Di samping itu Lembaga ini telah melaksanakan Diskusi Pakar di Hotel Century, Jakarta pada 11 September 2000. Diskusi pakar ini mengambil tema Penyempurnaan UU No 28 Tahun 1997 Tentang Kepolisian Negara RI. Lembaga ini menilai UU No 28 Tahun 1997 ini belum sempurna sebagai undang undang untuk penegakan hukum. Sebab, di dalam undang-undang itu masih ada pasal-pasal yang menunjukkan kekuatan kekuasaan TNI yang sangat dominan. Padahal, lembaga Kepolisian bukanlah perangkat militer. Ironisnya, berbagai kegiatan operasional Kepolisian dikendalikan TNI. Itulah yang terlihat dari keberadaan UU No 28 Tahun 1997 tersebut.

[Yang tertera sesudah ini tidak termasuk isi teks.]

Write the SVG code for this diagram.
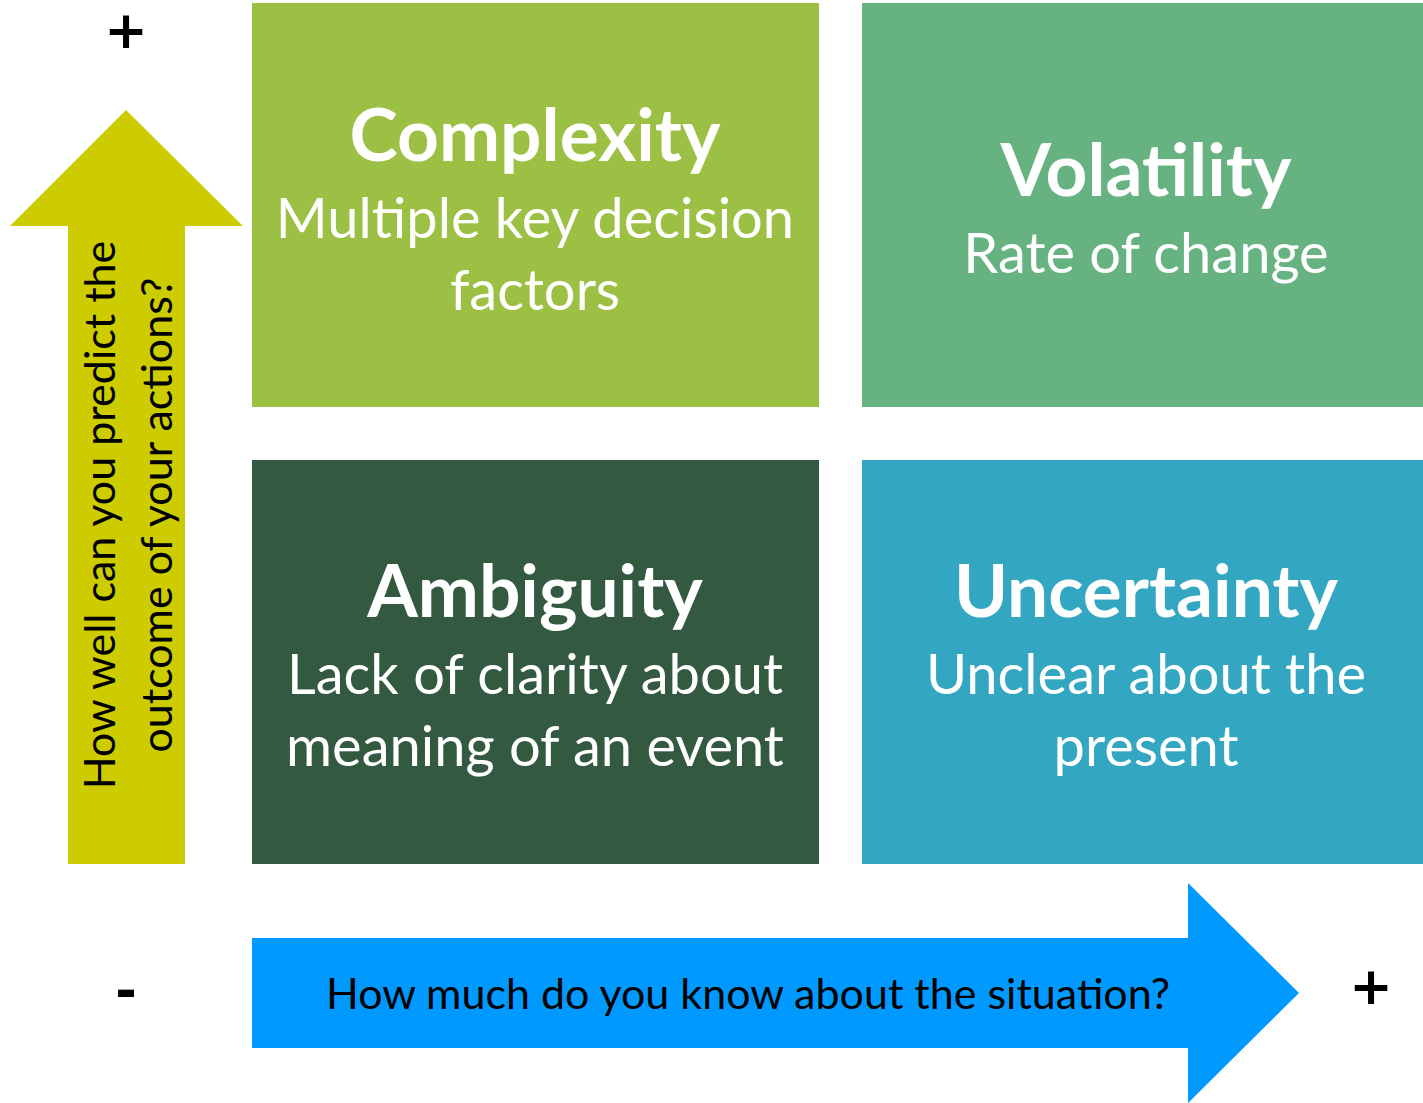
<svg xmlns="http://www.w3.org/2000/svg" width="1423" height="1103" viewBox="0 0 1423 1103">
<style>
.t{font-family:Lato,"Open Sans","Liberation Sans",sans-serif;fill:#fff;text-anchor:middle}
.h{font-weight:bold;font-size:73px}
.s{font-size:56px}
.a{font-family:Lato,"Open Sans","Liberation Sans",sans-serif;fill:#000;text-anchor:middle;font-size:43px}
.sym{font-family:"DejaVu Sans",sans-serif;font-weight:bold;fill:#000;text-anchor:middle;font-size:52px}
</style>
<rect width="1423" height="1103" fill="#fff"/>
<g id="connectors">
<g id="axis-y">
<polygon points="126,110 243,226 185,226 185,864 68,864 68,226 10,226" fill="#CCCC00"/>
<text class="a" transform="translate(115,515) rotate(-90)">How well can you predict the</text>
<text class="a" transform="translate(172,515) rotate(-90)">outcome of your actions?</text>
</g>
<g id="axis-x">
<polygon points="252,938 1188,938 1188,883 1299,993 1188,1103 1188,1048 252,1048" fill="#0099FF"/>
<text class="a" x="748" y="1009">How much do you know about the situation?</text>
</g>
</g>
<g id="labels">
<text class="sym" x="126" y="48">+</text>
<text class="sym" x="1371" y="1004">+</text>
<text class="sym" x="126" y="1008">-</text>
</g>
<g id="complexity">
<rect x="252" y="3" width="567" height="404" fill="#9BC043"/>
<text class="t h" x="535" y="161">Complexity</text>
<text class="t s" x="535" y="238">Multiple key decision</text>
<text class="t s" x="535" y="310">factors</text>
</g>
<g id="volatility">
<rect x="862" y="3" width="561" height="404" fill="#66B281"/>
<text class="t h" x="1146" y="196">Volatility</text>
<text class="t s" x="1146" y="273">Rate of change</text>
</g>
<g id="ambiguity">
<rect x="252" y="460" width="567" height="404" fill="#335940"/>
<text class="t h" x="535" y="617">Ambiguity</text>
<text class="t s" x="535" y="694">Lack of clarity about</text>
<text class="t s" x="535" y="766">meaning of an event</text>
</g>
<g id="uncertainty">
<rect x="862" y="460" width="561" height="404" fill="#33A6C2"/>
<text class="t h" x="1146" y="617">Uncertainty</text>
<text class="t s" x="1146" y="694">Unclear about the</text>
<text class="t s" x="1146" y="766">present</text>
</g>
</svg>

Aktivis INDONESIA POLICE WATCH juga membuat Rancangan Undang Undang Kepolisian untuk mengganti Undang Undang No 28 Tahun 1997, padahal saat itu institusi Polri sendiri belum membuat rancangan undang-undang untuk mengubah Undang-Undang No 28 Tahun 1997 yang sangat militeristik tersebut. Rancangan undang-undang yang dibuat para aktivis INDONESIA POLICE WATCH itu kemudian diserahkan ke fraksi-fraksi dan komisi DPR, pimpinan partai politik, pemerintah, TNI, dan Polri. Salah satu “perjuangan” aktivis INDONESIA POLICE WACTH yang diakomodasikan DPR dalam rancangan undang-undang kepolisian itu adalah perpanjangan usia pensiun anggota Polri dari 55 tahun menjadi 58 tahun.